- **The problem**: Nothing after the line with "(880,329) -- (877,331);" belongs in the copy; extract the lines below from the top through that line, pictures left out.

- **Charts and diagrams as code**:
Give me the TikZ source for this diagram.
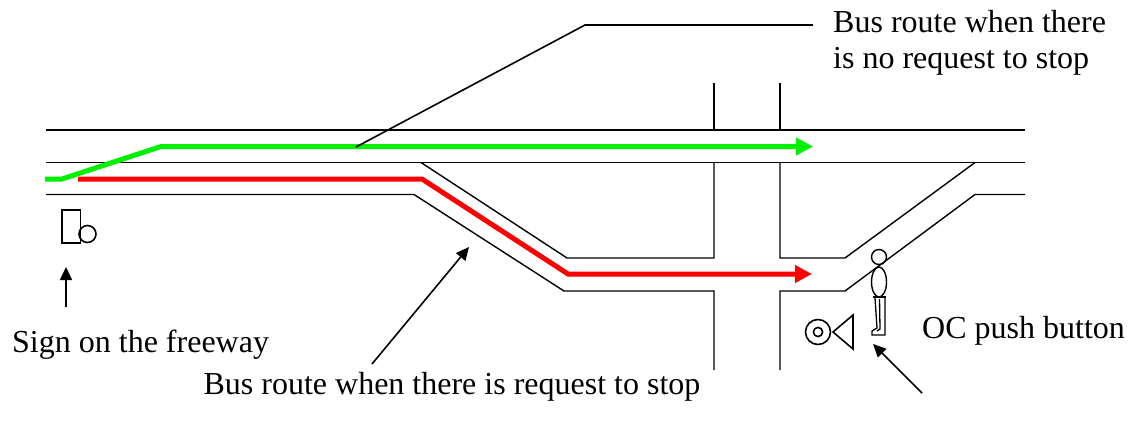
\documentclass[tikz,border=0pt]{standalone}
\usepackage{fontspec}
\setmainfont{Liberation Serif}
\usetikzlibrary{arrows.meta}
\definecolor{routegreen}{RGB}{0,240,0}
\definecolor{routered}{RGB}{255,0,0}
\begin{document}
\begin{tikzpicture}[x=1pt,y=-1pt,
  road/.style={line width=1.4pt,black,line join=miter},
  route/.style={line width=5pt,-{Triangle[length=17pt,width=17pt]}},
  pointer/.style={line width=1.6pt,-{Triangle[length=13pt,width=12pt]}},
  leader/.style={line width=1.6pt},
  symbol/.style={line width=1.6pt},
  lbl/.style={inner sep=0pt,anchor=base west,font=\fontsize{32}{36}\selectfont}]
\useasboundingbox (0,0) rectangle (1147,423);

% freeway and the branch towards the bus stop
\draw[road] (46,130) -- (1025,130);
\draw[road] (46,162.5) -- (1025,162.5);
\draw[road] (46,194.5) -- (414,194.5) -- (564,291) -- (714,291) -- (714,370);
\draw[road] (421,162.5) -- (567,258) -- (714,258) -- (714,162.5);
\draw[road] (714,83) -- (714,130);
\draw[road] (780,83) -- (780,130);
\draw[road] (780,162.5) -- (780,258) -- (845,258) -- (975,162.5);
\draw[road] (780,370) -- (780,291) -- (845,291) -- (975,194.5) -- (1025,194.5);

% bus routes
\draw[route,routered] (78,179) -- (422,179) -- (568,274) -- (812,274);
\draw[route,routegreen] (45,179) -- (62,179) -- (161,146.5) -- (813,146.5);

% sign on the freeway
\draw[symbol] (62,210) rectangle (80.5,243);
\draw[symbol] (87.5,234) circle (8.5);
\coordinate (signTail) at (66,307);
\coordinate (signTip) at (66,267);
\draw[pointer] (signTail) -- (signTip);

% push button
\draw[symbol] (818,332) circle (12.5);
\draw[symbol] (818,332) circle (4.6);
\draw[symbol,line join=miter] (833,332) -- (853,315) -- (853,349) -- cycle;

% pedestrian
\draw[line width=1.4pt] (879,257) circle (7.5);
\draw[line width=1.4pt] (879,282) ellipse (7.5 and 15);
\draw[line width=1.3pt] (873,297) -- (886,297);
\draw[line width=1.3pt] (875,298) -- (877,328) -- (872,331) -- (872,335) -- (885,335) -- (885,298);
\draw[line width=1.3pt] (879.5,299) -- (880,329) -- (877,331);

% labels
\node[lbl] (noStopA) at (833,32) {Bus route when there};
\node[lbl] (noStopB) at (833,68) {is no request to stop};
\node[lbl] (signLbl) at (12,352) {Sign on the freeway};
\node[lbl,anchor=base] (stopLbl) at (452,394) {Bus route when there is request to stop};
\node[lbl] (btnLbl) at (922,338) {OC push button};

% leader lines and pointers
\coordinate (greenPt) at (356,147);
\coordinate (bend) at (585,25);
\coordinate (leadEnd) at (813,25);
\draw[leader] (greenPt) -- (bend) -- (leadEnd);
\coordinate (stopTail) at (372,364);
\coordinate (stopTip) at (469,247);
\draw[pointer] (stopTail) -- (stopTip);
\coordinate (btnTail) at (922,393);
\coordinate (btnTip) at (873,344);
\draw[pointer] (btnTail) -- (btnTip);
\end{tikzpicture}
\end{document}
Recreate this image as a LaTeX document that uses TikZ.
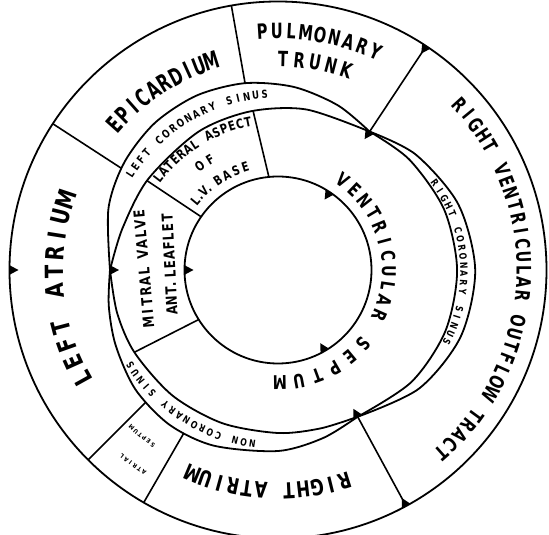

- **The result**:
Give me the TikZ source for this diagram.
\documentclass[tikz,border=0pt]{standalone}
\usepackage{fontspec}
\setmainfont{Liberation Serif}
\usetikzlibrary{arrows.meta}
\definecolor{routegreen}{RGB}{0,240,0}
\definecolor{routered}{RGB}{255,0,0}
\begin{document}
\begin{tikzpicture}[x=1pt,y=-1pt,
  road/.style={line width=1.4pt,black,line join=miter},
  route/.style={line width=5pt,-{Triangle[length=17pt,width=17pt]}},
  pointer/.style={line width=1.6pt,-{Triangle[length=13pt,width=12pt]}},
  leader/.style={line width=1.6pt},
  symbol/.style={line width=1.6pt},
  lbl/.style={inner sep=0pt,anchor=base west,font=\fontsize{32}{36}\selectfont}]
\useasboundingbox (0,0) rectangle (1147,423);

% freeway and the branch towards the bus stop
\draw[road] (46,130) -- (1025,130);
\draw[road] (46,162.5) -- (1025,162.5);
\draw[road] (46,194.5) -- (414,194.5) -- (564,291) -- (714,291) -- (714,370);
\draw[road] (421,162.5) -- (567,258) -- (714,258) -- (714,162.5);
\draw[road] (714,83) -- (714,130);
\draw[road] (780,83) -- (780,130);
\draw[road] (780,162.5) -- (780,258) -- (845,258) -- (975,162.5);
\draw[road] (780,370) -- (780,291) -- (845,291) -- (975,194.5) -- (1025,194.5);

% bus routes
\draw[route,routered] (78,179) -- (422,179) -- (568,274) -- (812,274);
\draw[route,routegreen] (45,179) -- (62,179) -- (161,146.5) -- (813,146.5);

% sign on the freeway
\draw[symbol] (62,210) rectangle (80.5,243);
\draw[symbol] (87.5,234) circle (8.5);
\coordinate (signTail) at (66,307);
\coordinate (signTip) at (66,267);
\draw[pointer] (signTail) -- (signTip);

% push button
\draw[symbol] (818,332) circle (12.5);
\draw[symbol] (818,332) circle (4.6);
\draw[symbol,line join=miter] (833,332) -- (853,315) -- (853,349) -- cycle;

% pedestrian
\draw[line width=1.4pt] (879,257) circle (7.5);
\draw[line width=1.4pt] (879,282) ellipse (7.5 and 15);
\draw[line width=1.3pt] (873,297) -- (886,297);
\draw[line width=1.3pt] (875,298) -- (877,328) -- (872,331) -- (872,335) -- (885,335) -- (885,298);
\draw[line width=1.3pt] (879.5,299) -- (880,329) -- (877,331);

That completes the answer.